A commonly used type of drill press is a sensitive drill because pressure is applied to the drill by a lever held in the hand of the operator. The operator learns by experience just how much pressure to apply to insure the most efficient operation of the drill. The sensitive drill is widely used for light work employing the smaller sized drills. In the illustration, the piece held in the vise is being drilled. This vise is specially made for use on a drill-press table. It is so made that its sides are parallel, which makes the vise useful in holding work while drilling holes at right angles to a surface.

The power-fed drill press

When heavy drilling is done, a power-fed drill press is used. In this drill press, power is used to feed the drill into the work. This is done by a series of gears which are driven from the shaft which drives the drill. In the sensitive drill, the operator determines the rate at which the drill is fed into the work by the amount of pressure he applies.
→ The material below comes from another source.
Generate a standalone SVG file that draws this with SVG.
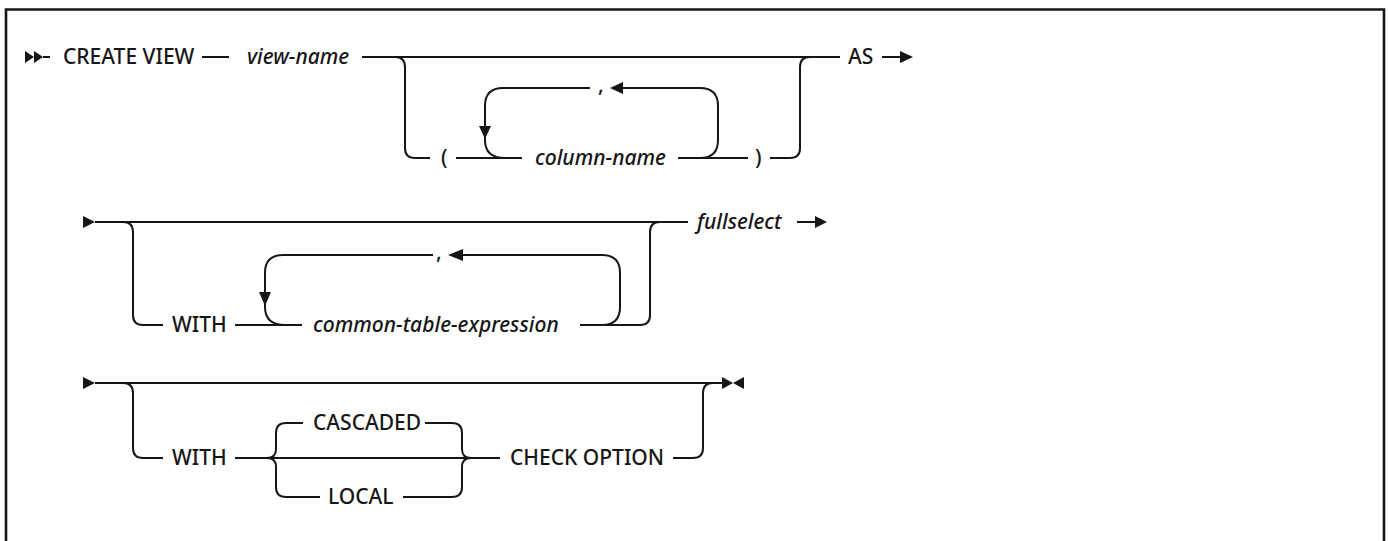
<svg xmlns="http://www.w3.org/2000/svg" width="1388" height="541" viewBox="0 0 1388 541">
<style>
.t{font-family:"Noto Sans","Liberation Sans",sans-serif;font-size:21px;font-weight:500;fill:#161616}
.i{font-style:italic}
.ln{fill:none;stroke:#161616;stroke-width:2}
.ah{fill:#161616}
</style>
<rect width="1388" height="541" fill="#fff"/>
<path d="M6,541 V9.5 H1384 V541" fill="none" stroke="#161616" stroke-width="2.6"/>
<g id="connectors">
<!-- row 1 -->
<polygon class="ah" points="25,51 34,57 25,63"/>
<polygon class="ah" points="34,51 43,57 34,63"/>
<path class="ln" d="M43,57 H50"/>
<path class="ln" d="M202,57 H229"/>
<path class="ln" d="M362,57 H840"/>
<path class="ln" d="M395,57 Q405,57 405,67 V148 Q405,158 415,158 H430"/>
<path class="ln" d="M456,158 H522"/>
<path class="ln" d="M505,158 Q485,158 485,140 V106 Q485,88 503,88 H590"/>
<polygon class="ah" points="479,126 491,126 485,139"/>
<path class="ln" d="M620,88 H700 Q718,88 718,106 V140 Q718,158 700,158"/>
<polygon class="ah" points="623,82 610,88 623,94"/>
<path class="ln" d="M678,158 H748"/>
<path class="ln" d="M770,158 H790 Q800,158 800,148 V67 Q800,57 810,57"/>
<path class="ln" d="M882,57 H902"/>
<polygon class="ah" points="900,51 913,57 900,63"/>
<!-- row 2 -->
<polygon class="ah" points="83,216 95,222 83,228"/>
<path class="ln" d="M95,222 H688"/>
<path class="ln" d="M123,222 Q133,222 133,232 V315 Q133,325 143,325 H163"/>
<path class="ln" d="M235,325 H302"/>
<path class="ln" d="M285,325 Q265,325 265,307 V273 Q265,255 283,255 H433"/>
<polygon class="ah" points="259,292 271,292 265,306"/>
<polygon class="ah" points="463,249 448,255 463,261"/>
<path class="ln" d="M460,255 H602 Q620,255 620,273 V307 Q620,325 602,325"/>
<path class="ln" d="M580,325 H640 Q650,325 650,315 V232 Q650,222 660,222"/>
<path class="ln" d="M797,222 H816"/>
<polygon class="ah" points="815,216 827,222 815,228"/>
<!-- row 3 -->
<polygon class="ah" points="83,377 95,383 83,389"/>
<path class="ln" d="M95,383 H724"/>
<path class="ln" d="M123,383 Q133,383 133,393 V448 Q133,458 143,458 H163"/>
<path class="ln" d="M235,458 H500"/>
<path class="ln" d="M267,458 Q276,458 276,449 V433 Q276,423 286,423 H303"/>
<path class="ln" d="M267,458 Q276,458 276,467 V487 Q276,497 286,497 H320"/>
<path class="ln" d="M425,423 H452 Q462,423 462,433 V449 Q462,458 471,458"/>
<path class="ln" d="M403,497 H452 Q462,497 462,487 V467 Q462,458 471,458"/>
<path class="ln" d="M673,458 H693 Q703,458 703,448 V393 Q703,383 713,383"/>
<polygon class="ah" points="722,377 733,383 722,389"/>
<polygon class="ah" points="744,377 733,383 744,389"/>
</g>
<g id="n-create-view"><text class="t" x="63" y="64">CREATE VIEW</text></g>
<g id="n-view-name"><text class="t i" x="247" y="64">view-name</text></g>
<g id="n-lparen"><text class="t" x="441" y="165">(</text></g>
<g id="n-column-name"><text class="t i" x="535" y="165">column-name</text></g>
<g id="n-comma1"><text class="t" x="598" y="92">,</text></g>
<g id="n-rparen"><text class="t" x="755" y="165">)</text></g>
<g id="n-as"><text class="t" x="848" y="64">AS</text></g>
<g id="n-with1"><text class="t" x="172" y="332">WITH</text></g>
<g id="n-cte"><text class="t i" x="313" y="332">common-table-expression</text></g>
<g id="n-comma2"><text class="t" x="436" y="259">,</text></g>
<g id="n-fullselect"><text class="t i" x="697" y="229">fullselect</text></g>
<g id="n-with2"><text class="t" x="172" y="465">WITH</text></g>
<g id="n-cascaded"><text class="t" x="313" y="430">CASCADED</text></g>
<g id="n-local"><text class="t" x="328" y="504">LOCAL</text></g>
<g id="n-check-option"><text class="t" x="510" y="465">CHECK OPTION</text></g>
</svg>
In the power-fed drill the rate at which the drill advances into the work is determined by meshed gears in the driving mechanism. The operator may bring different gears into mesh by using levers, much as in shifting the gears of an automobile.

In heavy drilling, work must always be strapped to the table of the drill press or held securely by some other means. If the work moves out of line it may be ruined, and someone may be injured. Careless use of a drill press is indicated when holes have been drilled through the table. In shops where skillful and careful mechanics are employed, drill presses are used for years without this happening.